- Born: 8 October 1928 Prague, Czechoslovakia
- Died: 31 January 2022 (aged 93) Prague, Czech Republic
- Occupation: Writer

= Radko Pytlík =

Czech literary historian and writer (1928–2022)

Radko Pytlík (8 October 1928 – 31 January 2022) was a Czech literary historian and writer.

== Life and career ==
Born in Prague, during World War II Pytlík was part of the Czech Resistance and took part in the Prague uprising. In 1952 he graduated in philosophy at the Charles University, and from 1955 he worked at the Institute of Czech and World Literature of the Czechoslovak Academy of Sciences.
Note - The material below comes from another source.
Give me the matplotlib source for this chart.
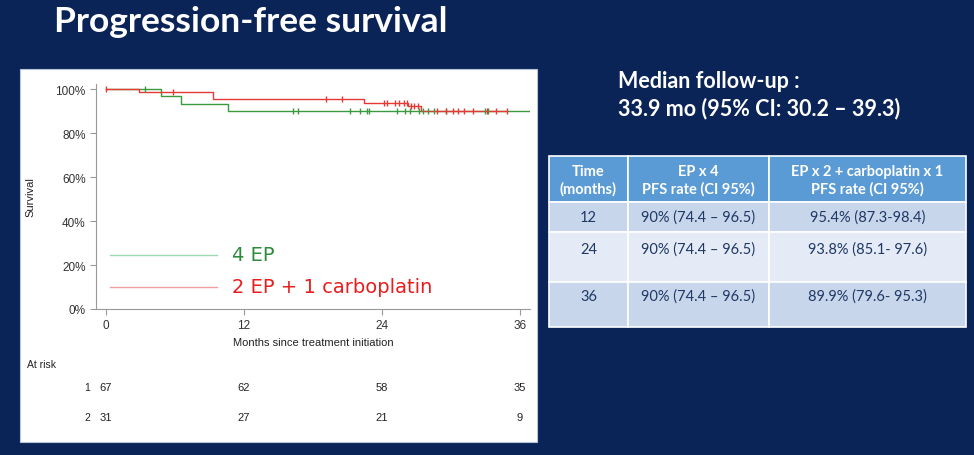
import numpy as np
import matplotlib
matplotlib.use("Agg")
import matplotlib.pyplot as plt
from matplotlib.patches import Rectangle
from matplotlib.transforms import blended_transform_factory

# Kaplan-Meier steps (months, survival %)
ep4_t = [0, 4.8, 6.5, 10.6, 36.9]
ep4_s = [100, 96.7, 93.2, 89.9, 89.9]
ep4_cens_t = [3.4, 16.3, 16.7, 21.2, 22.1, 22.7, 22.9, 25.3, 26.0, 26.4, 27.2,
              27.6, 28.0, 28.5, 29.6, 33.0, 33.2]

carbo_t = [0, 2.9, 9.3, 22.4, 26.3, 27.4, 34.9]
carbo_s = [100, 98.5, 95.4, 93.8, 92.4, 89.9, 89.9]
carbo_cens_t = [0, 5.8, 19.1, 20.5, 24.2, 24.4, 25.1, 25.5, 25.9, 26.2, 26.5,
                26.8, 27.1, 28.8, 29.6, 30.2, 30.6, 31.1, 31.9, 33.1, 33.9, 34.9]

risk_times = [0, 12, 24, 36]
risk_ep4 = [67, 62, 58, 35]
risk_carbo = [31, 27, 21, 9]

table_header = ["Time\n(months)", "EP x 4\nPFS rate (CI 95%)", "EP x 2 + carboplatin x 1\nPFS rate (CI 95%)"]
table_time = ["12", "24", "36"]
table_ep4 = ["90% (74.4 \u2013 96.5)", "90% (74.4 \u2013 96.5)", "90% (74.4 \u2013 96.5)"]
table_carbo = ["95.4% (87.3-98.4)", "93.8% (85.1- 97.6)", "89.9% (79.6- 95.3)"]

navy = "#0b2457"
green = "#3a9a3f"
red = "#e53935"


def level(ts, ss, t):
    # survival value of the step curve at time t
    return ss[np.searchsorted(ts, t, side="right") - 1]


W, H = 974, 456
fig = plt.figure(figsize=(W / 100, H / 100), dpi=100, facecolor=navy)

# background axes in pixel coordinates
bg = fig.add_axes([0, 0, 1, 1])
bg.set_xlim(0, W)
bg.set_ylim(H, 0)
bg.axis("off")

bg.text(54, 22, "Progression-free survival", color="white", fontsize=25.5,
        fontweight="bold", family="Lato", va="center", ha="left")
bg.text(618, 81, "Median follow-up :", color="white", fontsize=15.5,
        fontweight="bold", family="Lato", va="center")
bg.text(618, 109, "33.9 mo (95% CI: 30.2 \u2013 39.3)", color="white", fontsize=15.5,
        fontweight="bold", family="Lato", va="center")

# white panel
bg.add_patch(Rectangle((20, 70), 517, 373, facecolor="white", edgecolor="#b8c6dc", lw=0.8))

# table
col_x = [549, 628, 769, 966]
row_y = [157, 203, 233, 283, 328]
fills = ["#5b9bd5", "#c8d6ec", "#e4ebf6", "#c8d6ec"]
txt_col = "#1f3864"
for r in range(4):
    for c in range(3):
        bg.add_patch(Rectangle((col_x[c], row_y[r]), col_x[c + 1] - col_x[c],
                               row_y[r + 1] - row_y[r], facecolor=fills[r],
                               edgecolor="white", lw=1.2))
for c in range(3):
    bg.text((col_x[c] + col_x[c + 1]) / 2, (row_y[0] + row_y[1]) / 2 + 1, table_header[c],
            color="white", fontsize=10.5, fontweight="bold", family="Lato",
            ha="center", va="center", linespacing=1.25)
row_text_y = [218, 250, 297]
for r in range(3):
    vals = [table_time[r], table_ep4[r], table_carbo[r]]
    for c in range(3):
        bg.text((col_x[c] + col_x[c + 1]) / 2, row_text_y[r], vals[c], color=txt_col,
                fontsize=10.5, family="Lato", ha="center", va="center")

# KM plot
ax = fig.add_axes([96 / W, (H - 310) / H, (530 - 96) / W, (310 - 85) / H])
ax.set_facecolor("white")
ax.step(ep4_t, ep4_s, where="post", color=green, lw=1)
ax.step(carbo_t, carbo_s, where="post", color=red, lw=1)
ax.plot(ep4_cens_t, [level(ep4_t, ep4_s, t) for t in ep4_cens_t],
        ls="none", marker="|", ms=4, mew=1, color=green)
ax.plot(carbo_cens_t, [level(carbo_t, carbo_s, t) for t in carbo_cens_t],
        ls="none", marker="|", ms=4, mew=1, color=red)

ax.set_xlim(-0.87, 36.87)
ax.set_ylim(0, 102.3)
ax.set_xticks(risk_times)
ax.set_yticks([0, 20, 40, 60, 80, 100])
ax.set_yticklabels([f"{v}%" for v in [0, 20, 40, 60, 80, 100]])
for s in ["top", "right"]:
    ax.spines[s].set_visible(False)
for s in ["left", "bottom"]:
    ax.spines[s].set_color("#999999")
    ax.spines[s].set_linewidth(0.8)
ax.tick_params(colors="#999999", labelcolor="#333333", labelsize=8.5, length=4, width=0.8)
for lab in ax.get_xticklabels() + ax.get_yticklabels():
    lab.set_family("Liberation Sans")
ax.set_xlabel("Months since treatment initiation", fontsize=8, family="Liberation Sans",
              color="#222222", labelpad=4)
ax.set_ylabel("Survival", fontsize=8, family="Liberation Sans", color="#222222", labelpad=14)

# legend drawn by hand like the slide (pixel coordinates, on top of the plot)
ax.plot([110, 217], [256, 256], color="#9fd9b3", lw=1, transform=bg.transData, clip_on=False)
ax.plot([110, 217], [288, 288], color="#f2a0a0", lw=1, transform=bg.transData, clip_on=False)
ax.text(232, 256, "4 EP", color="#2e8b3e", fontsize=14, family="DejaVu Sans",
        va="center", transform=bg.transData)
ax.text(232, 288, "2 EP + 1 carboplatin", color="#e81e1e", fontsize=14,
        family="DejaVu Sans", va="center", transform=bg.transData)

# numbers at risk
tr = blended_transform_factory(ax.transData, bg.transData)
bg.text(27, 365, "At risk", fontsize=7.5, family="Liberation Sans", color="#222222", va="center")
bg.text(90, 388, "1", fontsize=7.5, family="Liberation Sans", color="#222222", va="center", ha="right")
bg.text(90, 418, "2", fontsize=7.5, family="Liberation Sans", color="#222222", va="center", ha="right")
for t, a, b in zip(risk_times, risk_ep4, risk_carbo):
    ax.text(t, 388, str(a), transform=tr, fontsize=8, family="Liberation Sans",
            color="#222222", ha="center", va="center")
    ax.text(t, 418, str(b), transform=tr, fontsize=8, family="Liberation Sans",
            color="#222222", ha="center", va="center")

fig.savefig("out.png", dpi=100, facecolor=navy)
Pytlík focused his studies on Czech modern literature from the 19th century onwards and particularly on Jaroslav Hašek's works and life, to whom he devoted his best known work Toulavé house, Život Jaroslava Haška, autora Osudů dobrého vojáka Švejka ("Wandering Gosling, The Life of Jaroslav Hašek, author of The Fate of the Good Soldier Švejk"), which was translated in a number of foreign languages. His works also include monographies of Franz Kafka, Fyodor Dostoevsky, Bohumil Hrabal.

Pytlík died in Prague on 31 January 2022, at the age of 93. He was the father of the singer and actor Vojtěch Dyk.